Make llmanifest.LLManifest.run_command() not pass shell=True to subprocess,
thereby permitting (requiring) the list form rather than the string form.
Change all existing calls to list form. This makes calls more readable, for
two reasons. First, many of the arguments are taken from script variables;
these can simply be dropped into the list instead of indirecting through
string interpolation. Second, it eliminates the need to manually escape
individual arguments, since subprocess promises to honor the distinction
between list elements.

Also fix LLManifest.put_in_file() to ensure the containing directory exists.

Consolidate some viewer_manifest.py redundancy, e.g. copying the same set of
ten DLLs from either of two directories depending on Release vs. Debug.

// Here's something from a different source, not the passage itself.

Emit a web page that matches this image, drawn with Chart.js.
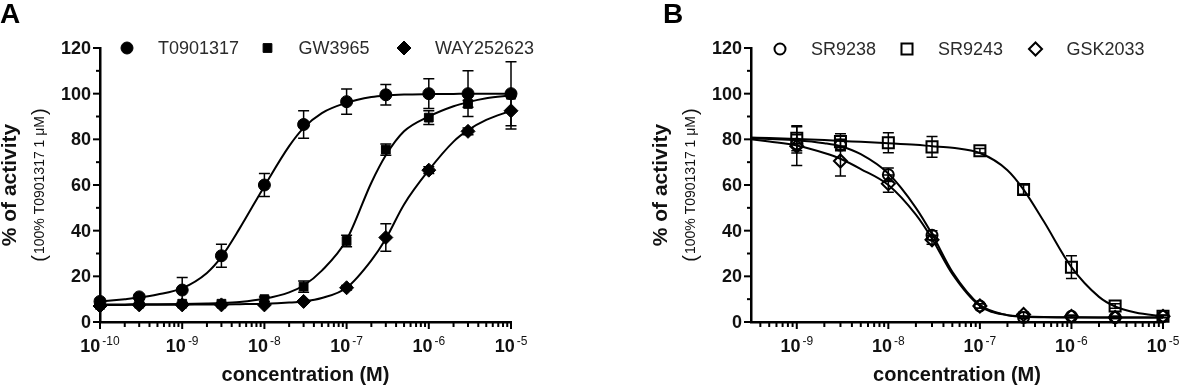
<!DOCTYPE html>
<html>
<head>
<meta charset="utf-8">
<script src="https://cdn.jsdelivr.net/npm/chart.js@4.4.1/dist/chart.umd.min.js"></script>
<style>
    html, body { margin: 0; padding: 0; background: #fff; }
    #wrap { position: relative; width: 1180px; height: 387px; }
    canvas { position: absolute; top: 0; }
</style>
</head>
<body>
<div id="wrap">
    <canvas id="graficoA" width="590" height="387" style="left:0"></canvas>
    <canvas id="graficoB" width="590" height="387" style="left:590px"></canvas>
</div>
<script>
// ---- Painel A: agonistas ----
const concA = [1e-10, 3e-10, 1e-9, 3e-9, 1e-8, 3e-8, 1e-7, 3e-7, 1e-6, 3e-6, 1e-5];
const t0901317 = [9, 11, 14, 29, 60, 86.5, 96.5, 99.5, 100, 100, 100];
const t0901317Err = [1, 1, 5.5, 5, 5, 6, 5.5, 4.5, 6.5, 10, 14];
const gw3965 = [7.5, 8, 8, 8, 10, 15.5, 35.5, 75.5, 89.5, 95.5, 99.5];
const gw3965Err = [0.5, 0.5, 0.5, 0.5, 1, 2.5, 2.5, 2.5, 3, 1.5, 1];
const way252623 = [7, 7.5, 7.5, 7.5, 7.5, 9, 15, 37, 66.5, 83.5, 92.5];
const way252623Err = [0.5, 0.5, 0.5, 0.5, 0.5, 0.5, 1, 6, 1.5, 1.5, 8];

// curvas ajustadas
const curvaConcA = [1e-10, 2e-10, 3e-10, 5e-10, 1e-9, 2e-9, 3e-9, 5e-9, 1e-8, 2e-8, 3e-8, 5e-8, 1e-7, 2e-7, 3e-7, 5e-7, 1e-6, 2e-6, 3e-6, 5e-6, 1e-5];
const curvaT0901317 = [9, 10, 10.7, 12, 14.8, 21.5, 28.5, 41, 59.5, 77, 85, 91.5, 96, 98.5, 99.2, 99.6, 99.8, 99.9, 100, 100, 100];
const curvaGw3965 = [7.7, 7.7, 7.8, 7.8, 7.9, 8.1, 8.3, 8.8, 10.2, 13, 16, 22.5, 36, 61, 73, 83.5, 90, 94.5, 96.3, 98, 99.3];
const curvaWay252623 = [7.5, 7.5, 7.6, 7.6, 7.6, 7.7, 7.7, 7.8, 8, 8.5, 9, 10.5, 15, 27, 36.5, 51.5, 66.5, 79, 84, 88.5, 92.5];

// ---- Painel B: agonistas inversos ----
const concB = [1e-9, 3e-9, 1e-8, 3e-8, 1e-7, 3e-7, 1e-6, 3e-6, 1e-5];
const sr9238 = [78, 77.5, 64.5, 38, 7, 2, 2.5, 2, 2.5];
const sr9238Err = [4, 2.5, 3, 2, 1, 0.5, 0.5, 0.5, 0.5];
const sr9243 = [80.5, 79, 78.5, 76.7, 75, 58, 24, 7, 2.5];
const sr9243Err = [5.5, 3.5, 4.4, 4.5, 1, 2, 5, 1, 0.5];
const gsk2033 = [77, 70.5, 60.6, 36, 7, 3.3, 2.5, 2, 2.5];
const gsk2033Err = [8.5, 6.6, 3.8, 2, 1, 1, 0.5, 0.5, 0.5];

const curvaConcB = [3.1623e-10, 5e-10, 1e-9, 2e-9, 3e-9, 5e-9, 1e-8, 2e-8, 3e-8, 5e-8, 1e-7, 2e-7, 3e-7, 5e-7, 1e-6, 2e-6, 3e-6, 5e-6, 1e-5];
const curvaSr9238 = [80.5, 80.2, 79.6, 78.3, 77, 73.5, 65, 50, 38.5, 22, 7.5, 3, 2.3, 2.1, 2, 2, 2, 2, 2];
const curvaSr9243 = [80.8, 80.6, 80.2, 79.7, 79.3, 78.9, 78.3, 77.6, 77, 76.3, 74, 66.5, 58, 44, 24, 11, 6.8, 4.2, 2.5];
const curvaGsk2033 = [80, 79, 77.3, 74, 71.5, 67, 60, 47, 36.5, 21, 7, 3, 2.5, 2.2, 2.1, 2, 2, 2, 2];

// eixos
const yTicks = [0, 20, 40, 60, 80, 100, 120];
const decadasA = [-10, -9, -8, -7, -6, -5];
const decadasB = [-9, -8, -7, -6, -5];

const FONTE = '"Liberation Sans", Arial, Helvetica, sans-serif';

function pontos(xs, ys) {
    return xs.map((x, i) => ({ x: x, y: ys[i] }));
}

function serieDados(label, xs, ys, erros, estilo, cheio, raio) {
    return {
        label: label,
        data: pontos(xs, ys),
        erros: erros,
        showLine: false,
        pointStyle: estilo,
        pointRadius: raio,
        pointHoverRadius: raio,
        pointBackgroundColor: cheio ? '#000' : 'rgba(0,0,0,0)',
        pointBorderColor: '#000',
        pointBorderWidth: cheio ? 1 : 2,
        clip: false,
        order: 1
    };
}

function serieCurva(xs, ys) {
    return {
        data: pontos(xs, ys),
        showLine: true,
        borderColor: '#000',
        borderWidth: 2,
        pointRadius: 0,
        pointHoverRadius: 0,
        cubicInterpolationMode: 'monotone',
        clip: false,
        order: 2
    };
}

// desenha barras de erro, ticks, rótulos, títulos e legenda
const decoracao = {
    id: 'decoracao',
    beforeDatasetsDraw(chart) {
        const ctx = chart.ctx;
        const ys = chart.scales.y;
        ctx.save();
        ctx.strokeStyle = '#000';
        ctx.lineWidth = 1.5;
        chart.data.datasets.forEach((ds, i) => {
            if (!ds.erros) return;
            const meta = chart.getDatasetMeta(i);
            meta.data.forEach((pt, j) => {
                const v = ds.data[j].y;
                const e = ds.erros[j];
                const yTop = ys.getPixelForValue(v + e);
                const yBot = ys.getPixelForValue(v - e);
                ctx.beginPath();
                ctx.moveTo(pt.x, yTop); ctx.lineTo(pt.x, yBot);
                ctx.moveTo(pt.x - 5.5, yTop); ctx.lineTo(pt.x + 5.5, yTop);
                ctx.moveTo(pt.x - 5.5, yBot); ctx.lineTo(pt.x + 5.5, yBot);
                ctx.stroke();
            });
        });
        ctx.restore();
    },
    afterDraw(chart, args, opts) {
        const ctx = chart.ctx;
        const xs = chart.scales.x;
        const ys = chart.scales.y;
        const area = chart.chartArea;
        ctx.save();
        ctx.strokeStyle = '#000';
        ctx.fillStyle = '#111';
        ctx.lineWidth = 2;

        // ticks do eixo y (menores a cada 10)
        for (let v = 0; v <= 120; v += 10) {
            const py = ys.getPixelForValue(v);
            const len = yTicks.includes(v) ? 7 : 4;
            ctx.beginPath();
            ctx.moveTo(area.left - len, py);
            ctx.lineTo(area.left, py);
            ctx.stroke();
        }
        ctx.font = 'bold 18px ' + FONTE;
        ctx.textAlign = 'right';
        ctx.textBaseline = 'middle';
        yTicks.forEach(v => ctx.fillText(String(v), area.left - 9, ys.getPixelForValue(v) + 1));

        // ticks do eixo x (log)
        const dec = opts.decadas;
        for (let k = 0; k < dec.length; k++) {
            for (let m = 1; m <= 9; m++) {
                if (k === dec.length - 1 && m > 1) break;
                const v = m * Math.pow(10, dec[k]);
                if (v > xs.max * 1.0001) continue;
                const px = xs.getPixelForValue(v);
                const len = m === 1 ? 7 : 5;
                ctx.beginPath();
                ctx.moveTo(px, area.bottom);
                ctx.lineTo(px, area.bottom + len);
                ctx.stroke();
            }
        }
        if (opts.inicioMenores) {
            for (let m = opts.inicioMenores; m <= 9; m++) {
                const px = xs.getPixelForValue(m * Math.pow(10, dec[0] - 1));
                ctx.beginPath();
                ctx.moveTo(px, area.bottom);
                ctx.lineTo(px, area.bottom + 5);
                ctx.stroke();
            }
        }
        ctx.textAlign = 'left';
        ctx.textBaseline = 'alphabetic';
        dec.forEach(d => {
            const px = xs.getPixelForValue(Math.pow(10, d));
            const exp = String(d);
            ctx.font = 'bold 18px ' + FONTE;
            const w1 = ctx.measureText('10').width;
            ctx.font = '12px ' + FONTE;
            const w2 = ctx.measureText(exp).width;
            const x0 = px - (w1 + 2 + w2) / 2;
            ctx.font = 'bold 18px ' + FONTE;
            ctx.fillText('10', x0, area.bottom + 30);
            ctx.font = '12px ' + FONTE;
            ctx.fillText(exp, x0 + w1 + 2, area.bottom + 23);
        });

        // título do eixo x
        ctx.font = 'bold 20px ' + FONTE;
        ctx.textAlign = 'center';
        ctx.fillText('concentration (M)', (area.left + area.right) / 2, area.bottom + 59);

        // título do eixo y (duas linhas, rotacionado)
        const yc = (area.top + area.bottom) / 2;
        ctx.save();
        ctx.translate(area.left - 90, yc);
        ctx.rotate(-Math.PI / 2);
        ctx.font = 'bold 21px ' + FONTE;
        ctx.textAlign = 'center';
        ctx.textBaseline = 'middle';
        ctx.fillText('% of activity', 0, 0);
        ctx.restore();

        ctx.save();
        ctx.translate(area.left - 56, yc);
        ctx.rotate(-Math.PI / 2);
        ctx.textBaseline = 'alphabetic';
        ctx.textAlign = 'left';
        const pequeno = '100% T0901317 1 \u03BCM';
        ctx.font = '20px ' + FONTE;
        const wp = ctx.measureText('(').width;
        ctx.font = '14px ' + FONTE;
        const wt = ctx.measureText(pequeno).width;
        let xx = -(wp * 2 + wt + 2) / 2;
        ctx.font = '20px ' + FONTE;
        ctx.fillText('(', xx, 2);
        ctx.font = '14px ' + FONTE;
        ctx.fillText(pequeno, xx + wp + 1, 0);
        ctx.font = '20px ' + FONTE;
        ctx.fillText(')', xx + wp + wt + 2, 2);
        ctx.restore();

        // legenda dentro da área do gráfico
        let n = 0;
        chart.data.datasets.forEach(ds => {
            if (!ds.label) return;
            const cx = opts.legendaX[n++];
            const cy = area.top + opts.legendaDy;
            ctx.fillStyle = ds.pointBackgroundColor;
            ctx.strokeStyle = '#000';
            ctx.lineWidth = ds.pointBorderWidth;
            Chart.helpers.drawPoint(ctx, {
                pointStyle: ds.pointStyle,
                radius: ds.pointRadius,
                rotation: 0,
                borderWidth: ds.pointBorderWidth
            }, cx, cy);
            ctx.fillStyle = '#2b2b2b';
            ctx.font = '18px ' + FONTE;
            ctx.textAlign = 'left';
            ctx.textBaseline = 'middle';
            ctx.fillText(ds.label, cx + 31, cy + 1);
        });

        // letra do painel
        ctx.fillStyle = '#000';
        ctx.font = 'bold 28px ' + FONTE;
        ctx.textAlign = 'left';
        ctx.textBaseline = 'alphabetic';
        ctx.fillText(opts.letra, opts.letraX, 23);

        ctx.restore();
    }
};

function escalas(xMin, larguraY) {
    return {
        x: {
            type: 'logarithmic',
            min: xMin,
            max: 1e-5,
            grid: { display: false },
            border: { display: true, color: '#000', width: 2.5 },
            ticks: { display: false },
            afterFit: function (scale) { scale.height = 65; }
        },
        y: {
            min: 0,
            max: 120,
            grid: { display: false },
            border: { display: true, color: '#000', width: 2.5 },
            ticks: { display: false },
            afterFit: function (scale) { scale.width = larguraY; }
        }
    };
}

new Chart(document.getElementById('graficoA'), {
    type: 'scatter',
    data: {
        datasets: [
            serieDados('T0901317', concA, t0901317, t0901317Err, 'circle', true, 6),
            serieDados('GW3965', concA, gw3965, gw3965Err, 'rect', true, 6.2),
            serieDados('WAY252623', concA, way252623, way252623Err, 'rectRot', true, 7),
            serieCurva(curvaConcA, curvaT0901317),
            serieCurva(curvaConcA, curvaGw3965),
            serieCurva(curvaConcA, curvaWay252623)
        ]
    },
    options: {
        responsive: false,
        animation: false,
        events: [],
        layout: { padding: { top: 48, right: 79, left: 0, bottom: 0 } },
        scales: escalas(1e-10, 100),
        plugins: {
            legend: { display: false },
            tooltip: { enabled: false },
            decoracao: { decadas: decadasA, legendaX: [127, 267.5, 404], legendaDy: 0, letra: 'A', letraX: 0 }
        }
    },
    plugins: [decoracao]
});

new Chart(document.getElementById('graficoB'), {
    type: 'scatter',
    data: {
        datasets: [
            serieDados('SR9238', concB, sr9238, sr9238Err, 'circle', false, 5.5),
            serieDados('SR9243', concB, sr9243, sr9243Err, 'rect', false, 7.8),
            serieDados('GSK2033', concB, gsk2033, gsk2033Err, 'rectRot', false, 6.5),
            serieCurva(curvaConcB, curvaSr9238),
            serieCurva(curvaConcB, curvaSr9243),
            serieCurva(curvaConcB, curvaGsk2033)
        ]
    },
    options: {
        responsive: false,
        animation: false,
        events: [],
        layout: { padding: { top: 48, right: 17, left: 0, bottom: 0 } },
        scales: escalas(3.1623e-10, 161),
        plugins: {
            legend: { display: false },
            tooltip: { enabled: false },
            decoracao: { decadas: decadasB, inicioMenores: 4, legendaX: [190, 317, 445.5], legendaDy: 1, letra: 'B', letraX: 73 }
        }
    },
    plugins: [decoracao]
});
</script>
</body>
</html>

The LLManifest.copy_action() method ensures that the destination directory for
any file copy exists before trying to copy the file, specifically so we don't
have to clutter the business logic with tests and explicit directory creation.
Remove redundant os.makedirs() stanzas.

Differentiate between 32/64 bit windows builds for build systewm (BugsSplat enforces specifc names that vary across bitness)

Now that LLManifest.prefix() supports use as a context manager:

    with self.prefix(...):
        ...

convert existing calls to that form.

This was an interesting exercise because it surfaced at least two places where
the indentation did not match the self.prefix() nesting, plus another place
where existing code was undented without a self.end_prefix() call. (That last
was an uncaught logic bug.) This underscores the value of using a SINGLE
consistent, idiomatic mechanism to limit the scope of each self.prefix() call.

To support that, enhance path_optional() to accept wildcards and return the
expanded filenames.

* do not redirect stderr to stdout
* catch errors generated in platform specific code and display them more nicely
* run_command no longer captures output (only used in one place;
  replaced that with direct use of subprocess)